Adapting svn:externals usage for move to Mercurial

We've got in a corporate environment an svn repository structure which looks like this:

root
  libs
    shared_lib1
    shared_lib2
    private_lib
  public_code
  private_code

where public_code is an external repository which is open source and where people from outside the company have read-write-access. shared_lib1 and shared_lib2 are also external repositories shared with a different group of programmers from an other company. I'm the maintainer and can do basically whatever is technically best, the outside users will have to adapt.

I'm now wondering what the best way is to move from this structure to a mercurial repository.

1) I could closely simulate the old setup using mercurial subrepositories. OR
2) I could make one big repo for us and three new smaller, separate repositories for the external partners (so basically forking projects) and exchange changesets between the big one and the separate ones.

With setup 1) in svn, branching is a nightmare because I by policy always have to branch public_code, shared_lib1 and shared_lib2 when I branch root. For this I have to call svn branch four times and modify svn:externals properties by hand three times. Can I easily branch the main repo in mercurial and get automatically new branches for all sub-repositories?

When I do setup 2), the file system will be different between repos. E.g. I will have public_code/Makefile in repo "root" but the file will be just "Makefile" in repo "public_code". Will Mercurial still be able to synchronize changes between the repos? How could the workflow look like?

Solution

With setup 1) in SVN, branching is a nightmare because I by policy always have to branch public_code, shared_lib1 and shared_lib2 when I branch root. For this I have to call svn branch four times and modify svn:externals properties by hand three times. Can I easily branch the main repo in Mercurial and get automatically new branches for all sub-repositories?

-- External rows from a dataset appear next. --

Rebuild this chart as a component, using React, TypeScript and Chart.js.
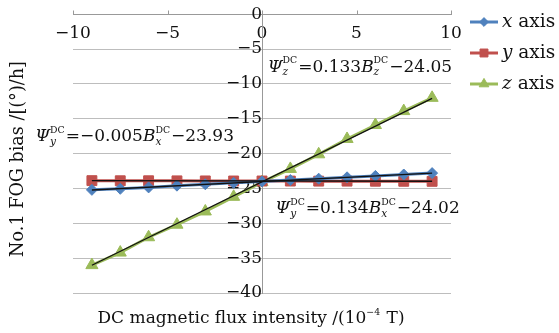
import React, { useEffect, useRef } from "react";
import { Chart, registerables } from "chart.js";
import { drawPoint } from "chart.js/helpers";

Chart.register(...registerables);

// ---- data ----
const fieldValues = [-9, -7.5, -6, -4.5, -3, -1.5, 0, 1.5, 3, 4.5, 6, 7.5, 9];
const xAxisBias = [-25.2, -25.05, -24.85, -24.6, -24.4, -24.2, -24.0, -23.8, -23.6, -23.4, -23.2, -23.0, -22.8];
const yAxisBias = [-23.88, -23.9, -23.9, -23.91, -23.92, -23.93, -23.93, -23.94, -23.95, -23.95, -23.96, -23.97, -23.98];
const zAxisBias = [-36.0, -34.2, -32.0, -30.2, -28.3, -26.2, -24.1, -22.2, -20.1, -17.9, -15.9, -13.9, -12.0];
const trendRange = [-9, 9];
const xTrend = [-25.22, -22.81];
const yTrend = [-23.89, -23.97];
const zTrend = [-36.02, -12.08];
const seriesNames = ["x", "y", "z"];
const xTickStep = 5;
const yTickStep = 5;

const FAMILY = '"DejaVu Serif", serif';
const TEXT = "#111";
const COLORS = ["#4F81BD", "#C0504D", "#9BBB59"];
const STYLES = ["rectRot", "rect", "triangle"];
const RADII = [5.5, 7, 7];

type Part = string | { it: string } | { sup?: string; sub?: string };

function drawRich(ctx: CanvasRenderingContext2D, x: number, y: number, parts: Part[], fs: number, align: "left" | "center" = "left") {
  const measure = () => {
    let w = 0;
    for (const p of parts) {
      if (typeof p === "string") {
        ctx.font = `${fs}px ${FAMILY}`;
        w += ctx.measureText(p).width;
      } else if ("it" in p) {
        ctx.font = `italic ${fs}px ${FAMILY}`;
        w += ctx.measureText(p.it).width;
      } else {
        ctx.font = `${fs * 0.55}px ${FAMILY}`;
        const w1 = p.sup ? ctx.measureText(p.sup).width : 0;
        ctx.font = `italic ${fs * 0.62}px ${FAMILY}`;
        const w2 = p.sub ? ctx.measureText(p.sub).width : 0;
        w += Math.max(w1, w2) + 1;
      }
    }
    return w;
  };
  let cx = align === "center" ? x - measure() / 2 : x;
  ctx.textBaseline = "middle";
  ctx.textAlign = "left";
  ctx.fillStyle = TEXT;
  for (const p of parts) {
    if (typeof p === "string") {
      ctx.font = `${fs}px ${FAMILY}`;
      ctx.fillText(p, cx, y);
      cx += ctx.measureText(p).width;
    } else if ("it" in p) {
      ctx.font = `italic ${fs}px ${FAMILY}`;
      ctx.fillText(p.it, cx, y);
      cx += ctx.measureText(p.it).width;
    } else {
      let w1 = 0;
      let w2 = 0;
      if (p.sup) {
        ctx.font = `${fs * 0.55}px ${FAMILY}`;
        ctx.fillText(p.sup, cx, y - fs * 0.38);
        w1 = ctx.measureText(p.sup).width;
      }
      if (p.sub) {
        ctx.font = `italic ${fs * 0.62}px ${FAMILY}`;
        ctx.fillText(p.sub, cx, y + fs * 0.3);
        w2 = ctx.measureText(p.sub).width;
      }
      cx += Math.max(w1, w2) + 1;
    }
  }
}

const annotations: { x: number; y: number; parts: Part[] }[] = [
  { x: 0.3, y: -7.6, parts: [{ it: "Ψ" }, { sup: "DC", sub: "z" }, "=0.133", { it: "B" }, { sup: "DC", sub: "z" }, "−24.05"] },
  { x: -12.0, y: -17.6, parts: [{ it: "Ψ" }, { sup: "DC", sub: "y" }, "=−0.005", { it: "B" }, { sup: "DC", sub: "x" }, "−23.93"] },
  { x: 0.7, y: -27.9, parts: [{ it: "Ψ" }, { sup: "DC", sub: "y" }, "=0.134", { it: "B" }, { sup: "DC", sub: "x" }, "−24.02"] },
];

const overlay = {
  id: "overlay",
  afterDraw(chart: any) {
    const ctx: CanvasRenderingContext2D = chart.ctx;
    const xs = chart.scales.x;
    const ys = chart.scales.y;
    ctx.save();
    // tick marks on x axis (pointing up)
    const y0 = Math.round(ys.getPixelForValue(0)) + 0.5;
    ctx.strokeStyle = "#999";
    ctx.lineWidth = 1;
    for (let v = xs.min; v <= xs.max; v += xTickStep) {
      const px = Math.round(xs.getPixelForValue(v)) + 0.5;
      ctx.beginPath();
      ctx.moveTo(px, y0);
      ctx.lineTo(px, y0 - 4);
      ctx.stroke();
    }
    // annotations
    for (const a of annotations) {
      drawRich(ctx, xs.getPixelForValue(a.x), ys.getPixelForValue(a.y), a.parts, 17);
    }
    // legend
    const lx = chart.chartArea.right + 19;
    seriesNames.forEach((n, i) => {
      const ly = 22 + i * 31;
      ctx.strokeStyle = COLORS[i];
      ctx.lineWidth = 3;
      ctx.beginPath();
      ctx.moveTo(lx, ly);
      ctx.lineTo(lx + 28, ly);
      ctx.stroke();
      ctx.fillStyle = COLORS[i];
      ctx.strokeStyle = COLORS[i];
      ctx.lineWidth = 1;
      drawPoint(ctx, { pointStyle: STYLES[i], radius: RADII[i] * 0.8, rotation: 0, borderWidth: 1 } as any, lx + 14, ly);
      drawRich(ctx, lx + 32, ly, [{ it: n }, " axis"], 18.5);
    });
    // axis titles
    drawRich(ctx, 251, 319, ["DC magnetic flux intensity /(10", { sup: "−4" }, " T)"], 17, "center");
    ctx.save();
    ctx.translate(18, 159);
    ctx.rotate(-Math.PI / 2);
    drawRich(ctx, 0, 0, ["No.1 FOG bias /[(°)/h]"], 17.6, "center");
    ctx.restore();
    ctx.restore();
  },
};

const fmt = (v: any) => (Number(v) < 0 ? "−" + Math.abs(Number(v)) : String(v));

export default function App() {
  const ref = useRef<HTMLCanvasElement | null>(null);
  useEffect(() => {
    if (!ref.current) return;
    const pts = (vals: number[]) => fieldValues.map((x, i) => ({ x, y: vals[i] }));
    const tr = (vals: number[]) => trendRange.map((x, i) => ({ x, y: vals[i] }));
    const series = [xAxisBias, yAxisBias, zAxisBias];
    const trends = [xTrend, yTrend, zTrend];
    const datasets: any[] = [];
    trends.forEach((t, i) => {
      datasets.push({
        label: seriesNames[i] + " trend",
        data: tr(t),
        showLine: true,
        borderColor: "#111",
        borderWidth: 1.3,
        pointRadius: 0,
        order: 0,
      });
    });
    series.forEach((s, i) => {
      datasets.push({
        label: seriesNames[i] + " axis",
        data: pts(s),
        showLine: true,
        borderColor: COLORS[i],
        backgroundColor: COLORS[i],
        borderWidth: 3,
        pointStyle: STYLES[i],
        pointRadius: RADII[i],
        pointBorderWidth: 1,
        order: 1,
      });
    });
    const chart = new Chart(ref.current, {
      type: "scatter",
      data: { datasets },
      plugins: [overlay],
      options: {
        animation: false,
        responsive: false,
        devicePixelRatio: 1,
        layout: { padding: { left: 73, right: 108, top: 14, bottom: 40 } },
        plugins: { legend: { display: false }, tooltip: { enabled: false }, title: { display: false } },
        scales: {
          x: {
            type: "linear",
            min: -10,
            max: 10,
            position: { y: 0 } as any,
            grid: { drawOnChartArea: false, drawTicks: false },
            border: { display: true, color: "#999", width: 1 },
            ticks: { stepSize: xTickStep, color: TEXT, font: { family: FAMILY, size: 17 }, padding: 9, callback: fmt, maxRotation: 0 },
          },
          y: {
            type: "linear",
            min: -40,
            max: 0,
            position: { x: 0 } as any,
            grid: { color: "#bdbdbd", drawTicks: false },
            border: { display: true, color: "#999", width: 1 },
            ticks: { stepSize: yTickStep, color: TEXT, font: { family: FAMILY, size: 17 }, padding: 4, callback: fmt, autoSkip: false },
          },
        },
      },
    });
    return () => chart.destroy();
  }, []);
  return (
    <div style={{ position: "absolute", left: 0, top: 0, width: 559, height: 333, background: "#fff" }}>
      <canvas ref={ref} width={559} height={333} style={{ width: 559, height: 333 }} />
    </div>
  );
}
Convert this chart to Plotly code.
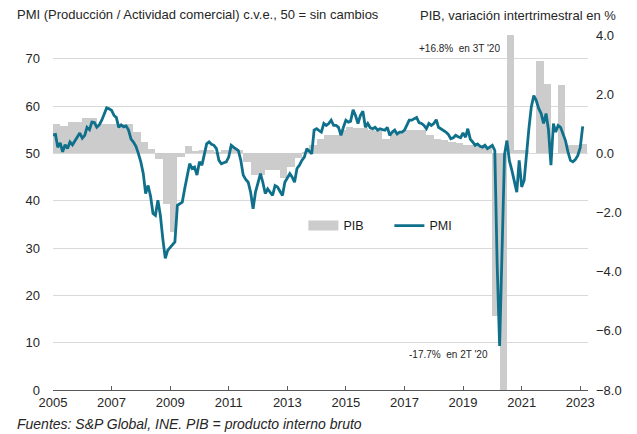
import pandas as pd
import plotly.graph_objects as go

# ---- Data ----
# PIB, variación intertrimestral (%), 2005T1 .. 2023T1
pib = [
    1.0, 0.93, 1.05, 1.05,      # 2005
    1.2, 1.2, 1.0, 1.0,         # 2006
    1.0, 1.0, 1.0, 0.72,        # 2007
    0.4, 0.15, -0.2, -1.7,      # 2008
    -2.65, -0.12, 0.26, 0.08,   # 2009
    0.1, 0.1, 0.05, 0.1,        # 2010
    0.2, 0.1, -0.28, -0.73,     # 2011
    -0.73, -0.56, -0.56, -0.82, # 2012
    -0.45, -0.16, 0.05, 0.28,   # 2013
    0.5, 0.62, 0.62, 0.79,      # 2014
    0.9, 0.85, 0.85, 0.8,       # 2015
    0.75, 0.5, 0.73, 0.73,      # 2016
    0.78, 0.78, 0.78, 0.62,     # 2017
    0.5, 0.45, 0.39, 0.35,      # 2018
    0.27, 0.27, 0.22, 0.22,     # 2019
    -5.5, -17.7, 16.8, 0.1,     # 2020
    0.1, 0.0, 3.13, 2.36,       # 2021
    0.0, 2.3, 0.28, 0.28,       # 2022
    0.3,                        # 2023
]

# PMI compuesto (Producción / Actividad comercial), mensual, ene-2005 .. feb-2023
pmi = [
    53.9, 54.0, 51.3, 52.2, 50.3, 51.8, 51.0, 52.4, 51.8, 52.7, 53.4, 54.3,   # 2005
    53.2, 53.8, 55.5, 55.0, 56.6, 56.5, 55.5, 56.0, 57.0, 58.2, 59.6, 59.4,   # 2006
    59.1, 58.0, 57.6, 55.5, 56.0, 55.6, 55.8, 54.9, 53.0, 52.4, 51.5, 50.0,   # 2007
    48.2, 45.7, 41.5, 43.2, 41.0, 37.3, 36.9, 40.1, 36.9, 32.0, 27.8, 29.5,   # 2008
    30.2, 30.8, 31.3, 39.0, 39.3, 39.7, 42.5, 45.4, 47.8, 46.8, 47.1, 45.4,   # 2009
    48.2, 47.5, 50.0, 52.0, 52.4, 51.9, 51.7, 51.0, 48.5, 47.8, 48.0, 48.2,   # 2010
    49.2, 51.7, 51.3, 51.0, 50.6, 48.5, 45.4, 44.5, 43.9, 41.8, 38.3, 41.8,   # 2011
    44.0, 45.7, 43.9, 41.5, 42.5, 41.8, 41.1, 43.2, 42.9, 42.0, 41.1, 43.9,   # 2012
    44.8, 45.7, 45.0, 43.9, 46.8, 47.5, 48.5, 49.2, 51.0, 50.5, 49.9, 54.9,   # 2013
    55.2, 54.8, 54.5, 56.3, 55.9, 56.3, 57.0, 55.9, 55.9, 55.5, 53.8, 55.5,   # 2014
    57.0, 56.6, 56.8, 59.2, 58.0, 56.3, 58.0, 58.9, 55.5, 56.3, 55.4, 55.2,   # 2015
    55.5, 54.9, 55.2, 55.0, 54.9, 55.5, 53.8, 54.5, 54.9, 54.1, 54.5, 54.5,   # 2016
    54.9, 56.0, 57.0, 57.0, 57.3, 57.6, 56.5, 56.3, 55.9, 55.2, 56.3, 55.9,   # 2017
    56.3, 57.1, 55.5, 55.2, 54.9, 54.5, 54.0, 53.1, 53.3, 53.8, 53.5, 53.3,   # 2018
    54.3, 53.4, 55.2, 53.0, 52.4, 51.7, 52.0, 51.5, 51.3, 51.7, 51.0, 51.3,   # 2019
    51.7, 50.6, 26.7, 9.3, 29.2, 49.7, 52.7, 48.4, 46.4, 44.2, 41.8, 48.5,    # 2020
    42.9, 44.3, 50.1, 55.2, 59.8, 62.2, 61.2, 59.5, 58.4, 56.3, 58.4, 55.0,   # 2021
    47.5, 56.3, 54.5, 55.9, 55.5, 54.1, 52.7, 50.3, 48.5, 48.2, 48.7, 49.5,   # 2022
    51.2, 55.7,                                                               # 2023
]

year_ticks = [2005, 2007, 2009, 2011, 2013, 2015, 2017, 2019, 2021, 2023]
left_ticks = [0, 10, 20, 30, 40, 50, 60, 70]
right_ticks = [-8, -6, -4, -2, 0, 2, 4]

# ---- Build ----
q_start = pd.date_range("2005-01-01", periods=len(pib), freq="QS")
q_end = q_start + pd.offsets.QuarterBegin(startingMonth=1)
q_width = [(e - s).total_seconds() * 1000 for s, e in zip(q_start, q_end)]
months = pd.date_range("2005-01-01", periods=len(pmi), freq="MS")

GRAY = "#cccccc"
TEAL = "#0f708c"
TXT = "#262626"
FONT = "Liberation Sans, Arial, sans-serif"

fig = go.Figure()
fig.add_trace(go.Bar(
    x=q_start, y=pib, width=q_width, offset=0,
    marker=dict(color=GRAY, line=dict(width=0)),
    yaxis="y", showlegend=False, name="PIB",
))
fig.add_trace(go.Scatter(
    x=[None], y=[None], mode="lines", name="PIB",
    line=dict(color=GRAY, width=10), yaxis="y",
))
fig.add_trace(go.Scatter(
    x=months, y=pmi, mode="lines", name="PMI",
    line=dict(color=TEAL, width=2.8), yaxis="y2",
))

# page body has an 8px margin: figure is shrunk so the plot lands where the reference has it
fig.update_layout(
    width=629, height=426,
    margin=dict(l=45, r=49, t=27, b=44),
    paper_bgcolor="white", plot_bgcolor="white",
    font=dict(family=FONT, size=13, color=TXT),
    bargap=0,
    showlegend=True,
    legend=dict(
        orientation="h", x=0.468, y=0.462, xanchor="left", yanchor="middle",
        bgcolor="rgba(0,0,0,0)", font=dict(size=12.5, color="#1a1a1a"),
        itemwidth=30, entrywidth=41, traceorder="normal",
    ),
    xaxis=dict(
        type="date",
        range=["2005-01-01", "2023-04-08"],
        tickvals=[f"{y}-01-01" for y in year_ticks],
        ticktext=[str(y) for y in year_ticks],
        showgrid=False, zeroline=False,
        showline=True, linecolor="#595959", linewidth=1,
        ticks="inside", ticklen=4, tickcolor="#595959",
        tickfont=dict(size=13, color=TXT),
    ),
    yaxis=dict(
        side="right", range=[-8, 4],
        tickvals=right_ticks, tickformat=".1f",
        showgrid=False, zeroline=False, showline=False, ticks="",
        tickfont=dict(size=13, color=TXT),
        ticklabelstandoff=7,
    ),
    yaxis2=dict(
        overlaying="y", side="left", range=[0, 75],
        tickvals=left_ticks,
        showgrid=True, gridcolor="#d9d9d9", gridwidth=1,
        zeroline=False, showline=False, ticks="",
        tickfont=dict(size=13, color=TXT),
        ticklabelstandoff=12,
    ),
    annotations=[
        dict(text="PMI (Producción / Actividad comercial) c.v.e., 50 = sin cambios",
             xref="paper", yref="paper", x=-0.071, y=1.0, yshift=21,
             xanchor="left", yanchor="middle", showarrow=False,
             font=dict(size=13, color=TXT)),
        dict(text="PIB, variación intertrimestral en %",
             xref="paper", yref="paper", x=1.056, y=1.0, yshift=20,
             xanchor="right", yanchor="middle", showarrow=False,
             font=dict(size=13, color=TXT)),
        dict(text="+16.8%  en 3T '20",
             xref="paper", yref="paper", x=0.8393, y=0.963,
             xanchor="right", yanchor="middle", showarrow=False,
             font=dict(size=10, color=TXT)),
        dict(text="-17.7%  en 2T '20",
             xref="paper", yref="paper", x=0.8168, y=0.0986,
             xanchor="right", yanchor="middle", showarrow=False,
             font=dict(size=10, color=TXT)),
        dict(text="<i>Fuentes: S&P Global, INE. PIB = producto interno bruto</i>",
             xref="paper", yref="paper", x=-0.071, y=0, yshift=-34,
             xanchor="left", yanchor="middle", showarrow=False,
             font=dict(size=14, color=TXT)),
    ],
)

fig.write_html("out.html")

No, subrepositories don't work like that. Named branches in the top-level repository will not propagate to subrepositories automatically. If you make a 1.x branch in your code, then it's not clear that shared_lib1 should also have 1.x branch. In fact, it probably shouldn't branch at the same time the top-level code branches, especially if the library is being used by several different top-level projects.

When I do setup 2), the file system will be different between repos. E.g. I will have public_code/Makefile in repo root but the file will be just Makefile in repo public_code. Will Mercurial still be able to synchronize changes between the repos? How could the workflow look like?

No, you cannot push and pull between the repositories if you create them like that. You can only push/pull between repositories when they originate from the same "mother" repository. Here it sounds like you'll create three unrelated repositories.

In a situation like this, you should evaluate carefully why you have svn:externals in Subversion and how they map to Mercurial subrepositories. They are not a 1–1 replacement for svn:externals. You should also look into tool support for subrepos — both in Mercurial itself and your Mercurial hosting, your continues build system, etc. I wrote part of the Mercurial subrepo code and as of Mercurial 2.0, there are still some sharp edges here and there.

In a nutshell, what subrepositories give you is a very tight coupling between subsystems. This is normally something to be avoided :-) We try hard to make our software systems loosely coupled since that gives us flexibility.

The main use case for subrepositories is a "build repository" where you track the precise versions of your components that you used in a given build. You cannot ask Mercurial to track the tip of a given branch in a subrepo, it will always track a given changeset in a given repository. This is what makes it possible to re-create a given checkout later: the .hgsubstate file tracks the precise changesets that were checked out in each subrepo.

So if your root repository is not used for development, but only for building releases, then subrepositories can in fact work great for you. The workflow will be something like

$ cd root
$ cd libs/shared_lib1
$ hg pull
$ hg update 2.0
$ cd ../..
$ make test && hg commit -m "Updated to sharedlib1 2.0"
$ hg tag 2.3

You then release version 2.3 of your software and Mercurial knows that it depends on version 2.0 of shared_lib1. You'll do this once in a while when the people responsible for the subcomponents tell you that they have a new release ready for you. Your CI server can of course do this nightly to see if the components work together!

Subrepositories work less well if the developers are working in root directly and if they make changes to the subcomponents as part of their work in root. That is an indication of a too tight coupling between the components: if main code depends on an exact changeset of a subcomponent, well then the subcomponent ought to be directly in the main code. Also, hg commit in the top-level repository will recurse and use the same commit message in the subrepos when ui.commitsubrepos=True. (The default was changed to False in Mercurial 2.0.) This is often not desired and when it does make sense, well then the subrepo to very tightly coupled and should be a part of the top-level repo.

So, to sum up: use subrepos if root is a "build repository". Otherwise, you should either inline the components in the top-level repository, or you should couple the pieces together more loosely by using something like Maven or similar to manage dependencies. These tools will normally let you say "please the latest version of root and all its dependencies" and then you can make a formal release when you're happy with the tests. These "snapshot" builds cannot be precisely reproduced, but that's also not needed — only the final releases need the strict and precise dependency tracking.